### RAW DATA:
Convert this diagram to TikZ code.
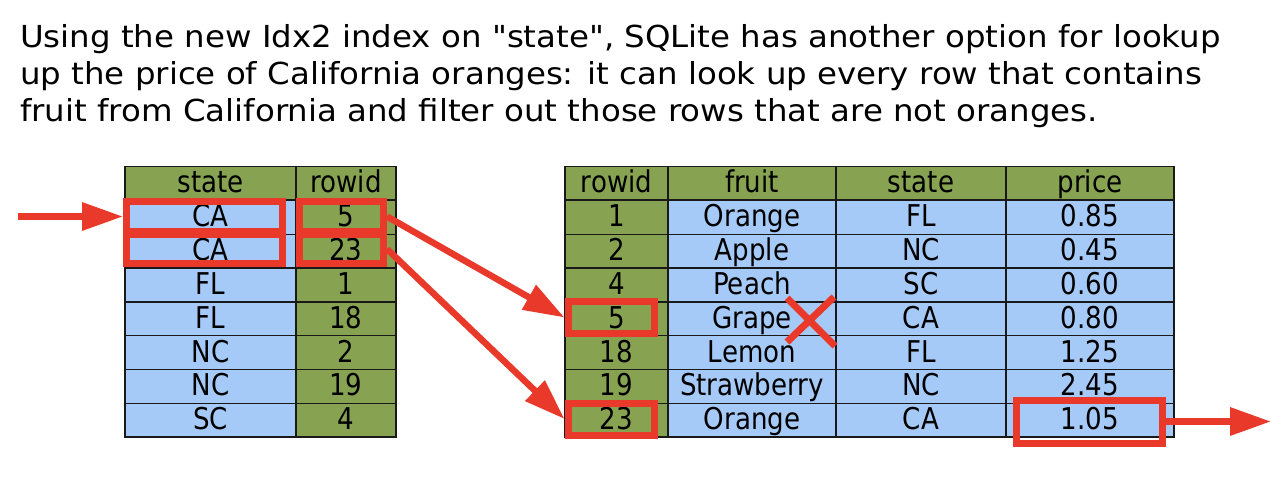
\documentclass[tikz,border=0pt]{standalone}
\usepackage{fontspec}
\setmainfont{DejaVu Sans}
\newfontfamily\titlefont{DejaVu Sans}[FakeStretch=1.07]
\newfontfamily\tabfont{DejaVu Sans}[FakeStretch=0.87]
\usetikzlibrary{arrows.meta}
\definecolor{hdrgreen}{HTML}{87A352}
\definecolor{cellblue}{HTML}{A6CAF7}
\definecolor{markred}{HTML}{E8392B}
\begin{document}
\begin{tikzpicture}[x=1pt,y=-1pt,
  cell/.style={draw=black!90, line width=1.5pt, inner sep=0pt, minimum height=33.8pt,
    text height=25pt, text depth=6.2pt, font=\tabfont\fontsize{30}{30}\selectfont},
  gcell/.style={cell, fill=hdrgreen},
  bcell/.style={cell, fill=cellblue},
  redbox/.style={draw=markred, line width=7pt, inner sep=0pt},
  redarrow/.style={draw=markred, line width=6.5pt, -{Triangle[length=41pt,width=27pt]}},
  titletext/.style={anchor=base west, inner sep=0pt, font=\titlefont\fontsize{30.3}{37}\selectfont},
]
\useasboundingbox (0,0) rectangle (1288,488);

% title
\node[titletext] (t1) at (20,47) {Using the new Idx2 index on "state", SQLite has another option for lookup};
\node[titletext] (t2) at (20,84) {up the price of California oranges: it can look up every row that contains};
\node[titletext] (t3) at (20,121) {fruit from California and filter out those rows that are not oranges.};

% left table (index)
\node[gcell, minimum width=171pt] (lsh) at (210.5,183.25) {state};
\node[gcell, minimum width=100pt] (lrh) at (346,183.25) {rowid};
\foreach \v [count=\i] in {CA,CA,FL,FL,NC,NC,SC}
  \node[bcell, minimum width=171pt] (ls\i) at (210.5,{200.5+33.8*(\i-0.5)}) {\v};
\foreach \v [count=\i] in {5,23,1,18,2,19,4}
  \node[gcell, minimum width=100pt] (lr\i) at (346,{200.5+33.8*(\i-0.5)}) {\v};

% right table
\node[gcell, minimum width=103pt] (rrh) at (616.5,183.25) {rowid};
\node[gcell, minimum width=168pt] (rfh) at (752,183.25) {fruit};
\node[gcell, minimum width=170pt] (rsh) at (921,183.25) {state};
\node[gcell, minimum width=168pt] (rph) at (1090,183.25) {price};
\foreach \v [count=\i] in {1,2,4,5,18,19,23}
  \node[gcell, minimum width=103pt] (rr\i) at (616.5,{200.5+33.8*(\i-0.5)}) {\v};
\foreach \v [count=\i] in {Orange,Apple,Peach,Grape,Lemon,Strawberry,Orange}
  \node[bcell, minimum width=168pt] (rf\i) at (752,{200.5+33.8*(\i-0.5)}) {\v};
\foreach \v [count=\i] in {FL,NC,SC,CA,FL,NC,CA}
  \node[bcell, minimum width=170pt] (rs\i) at (921,{200.5+33.8*(\i-0.5)}) {\v};
\foreach \v [count=\i] in {0.85,0.45,0.60,0.80,1.25,2.45,1.05}
  \node[bcell, minimum width=168pt] (rp\i) at (1090,{200.5+33.8*(\i-0.5)}) {\v};

% red highlight boxes
\node[redbox, minimum width=156pt, minimum height=30pt] (bs1) at (204.5,216.5) {};
\node[redbox, minimum width=156pt, minimum height=29pt] (bs2) at (204.5,249) {};
\node[redbox, minimum width=84pt, minimum height=30pt] (br1) at (341.5,216.5) {};
\node[redbox, minimum width=84pt, minimum height=29pt] (br2) at (341.5,249) {};
\node[redbox, minimum width=86pt, minimum height=32pt] (b5) at (611,317.5) {};
\node[redbox, minimum width=86pt, minimum height=32pt] (b23) at (611,419) {};
\node[redbox, minimum width=146pt, minimum height=43pt] (bp) at (1089,421.5) {};

% arrows
\coordinate (in) at (18,216.5);
\coordinate (out) at (1271,421.5);
\draw[redarrow] (in) -- (bs1.west);
\draw[redarrow] (br1.east) -- (b5.west);
\draw[redarrow] (br2.east) -- (b23.west);
\draw[redarrow] (bp.east) -- (out);

% red cross on Grape
\coordinate (x1) at (787,298);
\coordinate (x2) at (835,346);
\coordinate (x3) at (834,297);
\coordinate (x4) at (787,342);
\draw[markred, line width=7pt] (x1) -- (x2);
\draw[markred, line width=7pt] (x3) -- (x4);
\end{tikzpicture}
\end{document}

### DIRECTIONS FOR THIS TASK:
Exactly as they appear, print the lines of the listing above from its first line through the line that contains "minimum width=100pt] (lr\i)", minus the pictures.

### SOLUTION TO THE PROBLEM:
Convert this diagram to TikZ code.
\documentclass[tikz,border=0pt]{standalone}
\usepackage{fontspec}
\setmainfont{DejaVu Sans}
\newfontfamily\titlefont{DejaVu Sans}[FakeStretch=1.07]
\newfontfamily\tabfont{DejaVu Sans}[FakeStretch=0.87]
\usetikzlibrary{arrows.meta}
\definecolor{hdrgreen}{HTML}{87A352}
\definecolor{cellblue}{HTML}{A6CAF7}
\definecolor{markred}{HTML}{E8392B}
\begin{document}
\begin{tikzpicture}[x=1pt,y=-1pt,
  cell/.style={draw=black!90, line width=1.5pt, inner sep=0pt, minimum height=33.8pt,
    text height=25pt, text depth=6.2pt, font=\tabfont\fontsize{30}{30}\selectfont},
  gcell/.style={cell, fill=hdrgreen},
  bcell/.style={cell, fill=cellblue},
  redbox/.style={draw=markred, line width=7pt, inner sep=0pt},
  redarrow/.style={draw=markred, line width=6.5pt, -{Triangle[length=41pt,width=27pt]}},
  titletext/.style={anchor=base west, inner sep=0pt, font=\titlefont\fontsize{30.3}{37}\selectfont},
]
\useasboundingbox (0,0) rectangle (1288,488);

% title
\node[titletext] (t1) at (20,47) {Using the new Idx2 index on "state", SQLite has another option for lookup};
\node[titletext] (t2) at (20,84) {up the price of California oranges: it can look up every row that contains};
\node[titletext] (t3) at (20,121) {fruit from California and filter out those rows that are not oranges.};

% left table (index)
\node[gcell, minimum width=171pt] (lsh) at (210.5,183.25) {state};
\node[gcell, minimum width=100pt] (lrh) at (346,183.25) {rowid};
\foreach \v [count=\i] in {CA,CA,FL,FL,NC,NC,SC}
  \node[bcell, minimum width=171pt] (ls\i) at (210.5,{200.5+33.8*(\i-0.5)}) {\v};
\foreach \v [count=\i] in {5,23,1,18,2,19,4}
  \node[gcell, minimum width=100pt] (lr\i) at (346,{200.5+33.8*(\i-0.5)}) {\v};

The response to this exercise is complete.